An exabyte a day: throughput-oriented, large scale, managed data transfers with Effingo

Title : An exabyte a day: throughput-oriented, large scale, managed data transfers with Effingo
Authors : Ladislav Pápay, Jan Pustelnik (Google); Krzysztof Rzadca (Google and University of Warsaw); Beata Strack, Paweł Stradomski, Bartłomiej Wołowiec, Michal Zasadzinski (Google)
Scribe : Huan Shen (Xiamen University)

Introduction
The experience paper from Google is about data transfers in globally distributed systems. Existing systems and tools do not fully address the complexities of large-scale, production-grade throughput-oriented data transfer.
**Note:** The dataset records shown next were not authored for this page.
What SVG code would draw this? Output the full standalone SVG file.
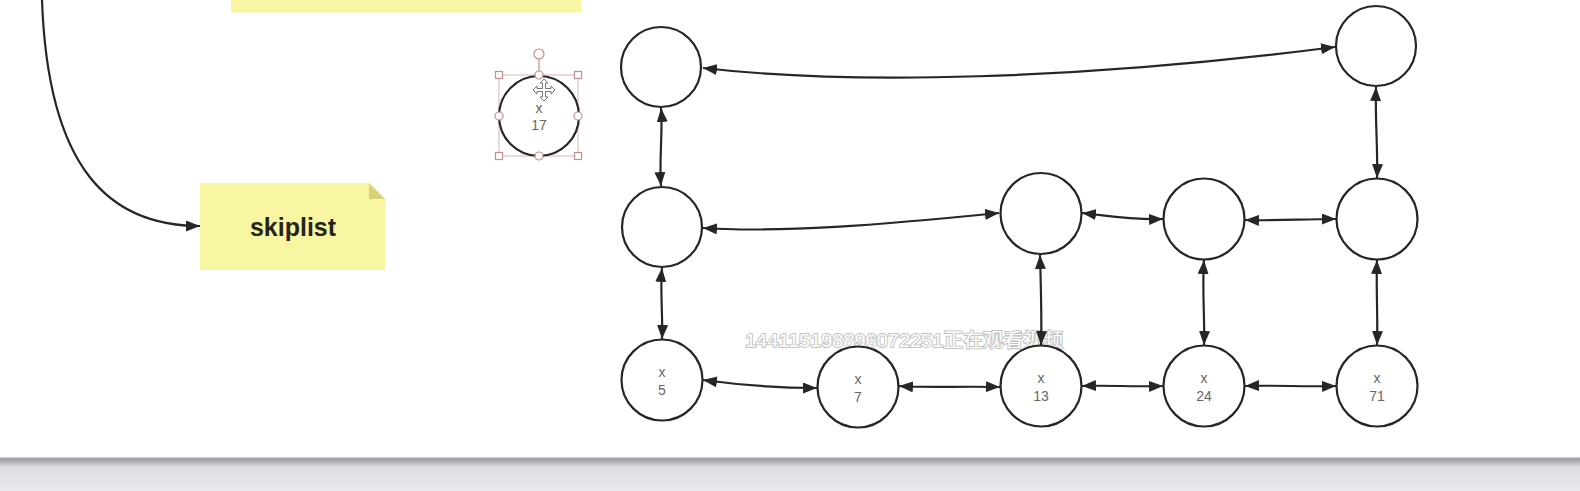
<svg xmlns="http://www.w3.org/2000/svg" width="1580" height="491" viewBox="0 0 1580 491">
<defs>
<style>
.node{fill:#fff;stroke:#262626;stroke-width:2.2}
.lbl{font-family:"Liberation Sans","DejaVu Sans",sans-serif;font-size:14px;fill:#666;text-anchor:middle}
.conn{fill:none;stroke:#262626;stroke-width:2.2}
.h{fill:#fff;stroke:#c48e8e;stroke-width:1.2}
</style>
<marker id="ah" viewBox="0 0 14 11" refX="14" refY="5.5" markerWidth="14" markerHeight="11" markerUnits="userSpaceOnUse" orient="auto-start-reverse">
<path d="M0,0 L14,5.5 L0,11 z" fill="#262626"/>
</marker>
<linearGradient id="band" x1="0" y1="0" x2="0" y2="1">
<stop offset="0" stop-color="#d6d6da"/>
<stop offset="0.06" stop-color="#9c9ca1"/>
<stop offset="0.3" stop-color="#dedde3"/>
<stop offset="1" stop-color="#eae9ef"/>
</linearGradient>
</defs>
<rect width="1580" height="491" fill="#fff"/>
<rect x="0" y="457" width="1580" height="34" fill="url(#band)"/>

<g id="top-note"><rect x="231" y="0" width="350" height="12.5" fill="#f9f6a3"/></g>

<text x="745" y="347" font-family="'Liberation Sans','Noto Sans CJK SC',sans-serif" font-size="19" fill="#fff" stroke="#c4c4c4" stroke-width="2" paint-order="stroke" textLength="318" lengthAdjust="spacingAndGlyphs">144115198896072251正在观看视频</text>

<g id="connectors">
<path class="conn" marker-end="url(#ah)" d="M42,0 C48,170 110,226 200,226"/>
<path class="conn" marker-start="url(#ah)" marker-end="url(#ah)" d="M703,68 C850,85 1080,80 1335,47"/>
<path class="conn" marker-start="url(#ah)" marker-end="url(#ah)" d="M661,108 C663,130 659,160 661,186"/>
<path class="conn" marker-start="url(#ah)" marker-end="url(#ah)" d="M662,268 C660,290 663,315 662,339"/>
<path class="conn" marker-start="url(#ah)" marker-end="url(#ah)" d="M703,228 C780,233 880,225 999,213"/>
<path class="conn" marker-start="url(#ah)" marker-end="url(#ah)" d="M1082,213 C1110,216 1130,220 1163,219"/>
<path class="conn" marker-start="url(#ah)" marker-end="url(#ah)" d="M1245,220 C1280,221 1300,219 1336,219"/>
<path class="conn" marker-start="url(#ah)" marker-end="url(#ah)" d="M1376,87 C1375,120 1378,150 1377,178"/>
<path class="conn" marker-start="url(#ah)" marker-end="url(#ah)" d="M1040,255 C1041,290 1042,320 1041,345"/>
<path class="conn" marker-start="url(#ah)" marker-end="url(#ah)" d="M1204,260 C1202,290 1205,320 1204,345"/>
<path class="conn" marker-start="url(#ah)" marker-end="url(#ah)" d="M1377,260 C1376,290 1378,320 1377,345"/>
<path class="conn" marker-start="url(#ah)" marker-end="url(#ah)" d="M703,380 C740,385 780,388 817,388"/>
<path class="conn" marker-start="url(#ah)" marker-end="url(#ah)" d="M899,386 C930,388 960,386 1000,387"/>
<path class="conn" marker-start="url(#ah)" marker-end="url(#ah)" d="M1082,386 C1110,385 1130,387 1163,386"/>
<path class="conn" marker-start="url(#ah)" marker-end="url(#ah)" d="M1245,386 C1280,385 1300,387 1336,386"/>
</g>

<g id="skiplist-note">
<path d="M200,183 L369,183 L385,199 L385,270 L200,270 z" fill="#f9f6a3"/>
<path d="M369,183 L385,199 L369,199 z" fill="#d9d27c"/>
<text x="293" y="236" text-anchor="middle" font-family="'Liberation Sans','DejaVu Sans',sans-serif" font-weight="bold" font-size="25" fill="#25241a">skiplist</text>
</g>

<g id="n-top-left"><circle class="node" cx="661" cy="67" r="40"/></g>
<g id="n-top-right"><circle class="node" cx="1376" cy="46" r="40"/></g>
<g id="n-mid-left"><circle class="node" cx="662" cy="227" r="40"/></g>
<g id="n-mid-13"><circle class="node" cx="1041" cy="213.5" r="40.5"/></g>
<g id="n-mid-24"><circle class="node" cx="1204" cy="219" r="40.5"/></g>
<g id="n-mid-71"><circle class="node" cx="1377" cy="219" r="40.5"/></g>
<g id="n-5"><circle class="node" cx="662" cy="380" r="40.5"/><text class="lbl" x="662" y="377">x</text><text class="lbl" x="662" y="395">5</text></g>
<g id="n-7"><circle class="node" cx="858" cy="387" r="40.5"/><text class="lbl" x="858" y="384">x</text><text class="lbl" x="858" y="402">7</text></g>
<g id="n-13"><circle class="node" cx="1041" cy="386" r="40.5"/><text class="lbl" x="1041" y="383">x</text><text class="lbl" x="1041" y="401">13</text></g>
<g id="n-24"><circle class="node" cx="1204" cy="386" r="40.5"/><text class="lbl" x="1204" y="383">x</text><text class="lbl" x="1204" y="401">24</text></g>
<g id="n-71"><circle class="node" cx="1377" cy="386" r="40.5"/><text class="lbl" x="1377" y="383">x</text><text class="lbl" x="1377" y="401">71</text></g>

<g id="n-17">
<rect x="499" y="75" width="79" height="81" fill="none" stroke="#dcb4b4" stroke-width="1"/>
<line x1="539" y1="54" x2="539" y2="75" stroke="#c48e8e" stroke-width="1.2"/>
<circle class="node" cx="539" cy="116" r="40"/>
<text class="lbl" x="539" y="113">x</text><text class="lbl" x="539" y="130">17</text>
<circle class="h" cx="539" cy="54" r="5"/>
<circle class="h" cx="539" cy="75" r="4"/>
<circle class="h" cx="539" cy="156" r="4"/>
<circle class="h" cx="499" cy="116" r="4"/>
<circle class="h" cx="578" cy="116" r="4"/>
<rect class="h" x="495.5" y="71.5" width="7" height="7"/>
<rect class="h" x="574.5" y="71.5" width="7" height="7"/>
<rect class="h" x="495.5" y="152.5" width="7" height="7"/>
<rect class="h" x="574.5" y="152.5" width="7" height="7"/>
<polygon transform="translate(544,90)" points="0,-11 4,-7 1.5,-7 1.5,-1.5 7,-1.5 7,-4 11,0 7,4 7,1.5 1.5,1.5 1.5,7 4,7 0,11 -4,7 -1.5,7 -1.5,1.5 -7,1.5 -7,4 -11,0 -7,-4 -7,-1.5 -1.5,-1.5 -1.5,-7 -4,-7" fill="#fff" stroke="#777" stroke-width="1"/>
</g>
</svg>
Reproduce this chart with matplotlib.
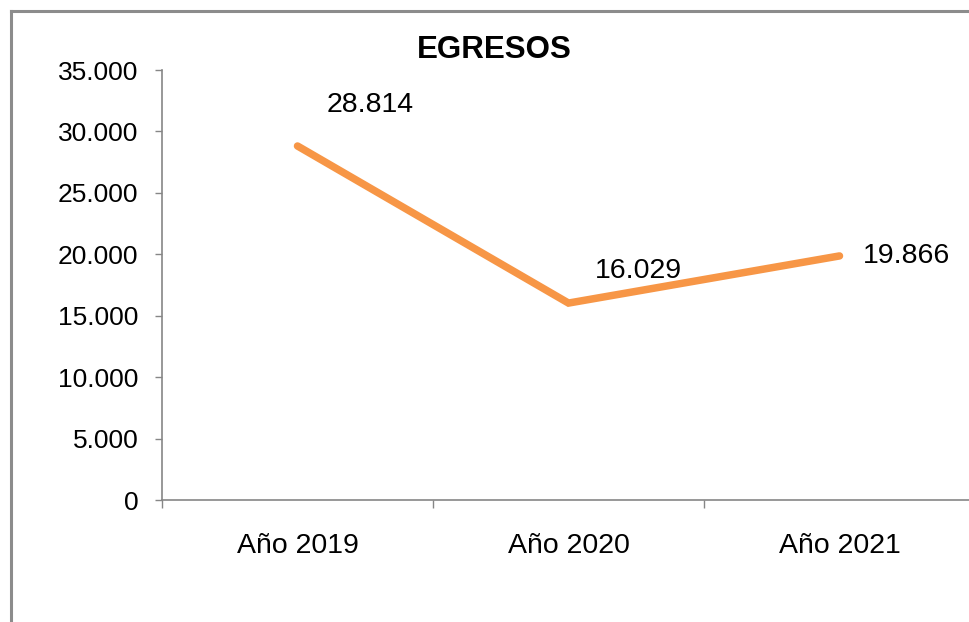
import matplotlib.pyplot as plt
from matplotlib.lines import Line2D

plt.rcParams["font.family"] = ["Liberation Sans", "DejaVu Sans"]

years = ["Año 2019", "Año 2020", "Año 2021"]
egresos = [28814, 16029, 19866]
labels = ["28.814", "16.029", "19.866"]
yticks = [0, 5000, 10000, 15000, 20000, 25000, 30000, 35000]
ytick_labels = ["0", "5.000", "10.000", "15.000", "20.000", "25.000", "30.000", "35.000"]

W, H = 970, 622
fig = plt.figure(figsize=(W / 100, H / 100), dpi=100)
ax = fig.add_axes([162 / W, 1 - 500 / H, (975 - 162) / W, 430 / H])

x = list(range(len(years)))
ax.plot(x, egresos, color="#F79646", linewidth=5.4, solid_capstyle="round",
        solid_joinstyle="miter", clip_on=False)

# data labels, offsets in pixels (right, up)
offsets = [(29, 41), (26, 32), (23, 0)]
for xi, v, lab, (dx, dy) in zip(x, egresos, labels, offsets):
    ax.annotate(lab, (xi, v), xytext=(dx * 0.72, dy * 0.72), textcoords="offset points",
                ha="left", va="center", fontsize=20.5, color="black")

ax.set_xlim(-0.5, 2.5)
ax.set_ylim(0, 35000)
ax.set_xticks(x)
ax.set_xticklabels(years)
ax.set_xticks([-0.5, 0.5, 1.5, 2.5], minor=True)
ax.set_yticks(yticks)
ax.set_yticklabels(ytick_labels)

ax.tick_params(axis="x", which="major", length=0, pad=24, labelsize=20.5)
ax.tick_params(axis="x", which="minor", length=6, width=1, color="#868686", direction="out")
ax.tick_params(axis="y", length=5, width=1, color="#868686", direction="out",
               pad=12, labelsize=19)

for side in ["top", "right"]:
    ax.spines[side].set_visible(False)
for side in ["left", "bottom"]:
    ax.spines[side].set_color("#868686")
    ax.spines[side].set_linewidth(1.2)

fig.text(494 / W, 1 - 50 / H, "EGRESOS", ha="center", va="center",
         fontsize=22.5, fontweight="bold")

# outer chart frame (left and top edges visible)
frame_col = "#8C8C8C"
fig.add_artist(Line2D([11 / W, 11 / W], [0, 1 - 11 / H], transform=fig.transFigure,
                      color=frame_col, linewidth=2.2))
fig.add_artist(Line2D([11 / W, 1], [1 - 11 / H, 1 - 11 / H], transform=fig.transFigure,
                      color=frame_col, linewidth=2.2))

fig.savefig("out.png", dpi=100)
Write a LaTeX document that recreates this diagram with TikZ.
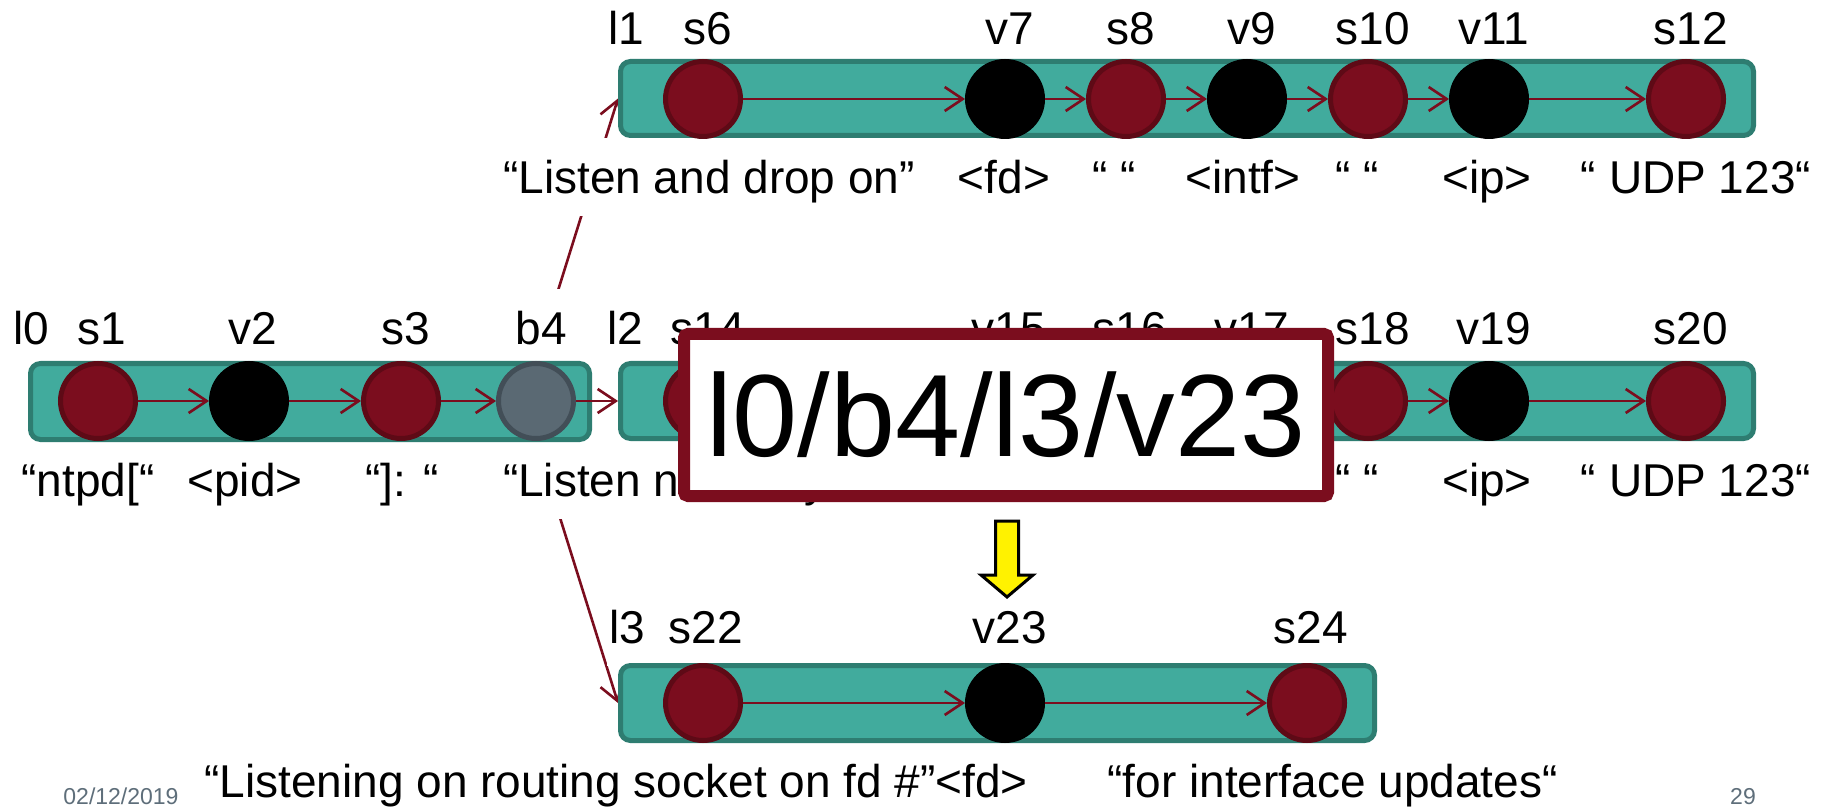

The paper describes the data transfer management system Effingo, which has been used in production for years and widely adopted at Google, transferring daily over an exabyte in billions of files.

Key idea and contribution
Large-scale file copying operation is essential for globally distributed systems to minimize the end-user latency of data access, increase service reliability, recover from disaster, etc. Effingo is designed to deliver high-throughput transfers with an interface similar to SCP while optimizing network cost with minimal impact on data centers. The key ideas behind Effingo include copy tree optimization, dynamic adaptation to changing network conditions, and maintaining fairness between competing transfers. Effingo can sustain a scale of operations several times larger than previously reported.

Evaluation
The evaluation of Effingo is conducted through a series of experiments and observational studies within Google’s production infrastructure. The results demonstrate the system’s ability to efficiently manage resources, maintain fairness among competing transfers, and dynamically adjust to network conditions.

Q&A

Personal thoughts

The paper from Google shares the design and deployment experience of Effingo, a throughput-oriented file copy system. The system is significant for its exploration of a real-world problem and the successful deployment of a system addressing that problem at scale.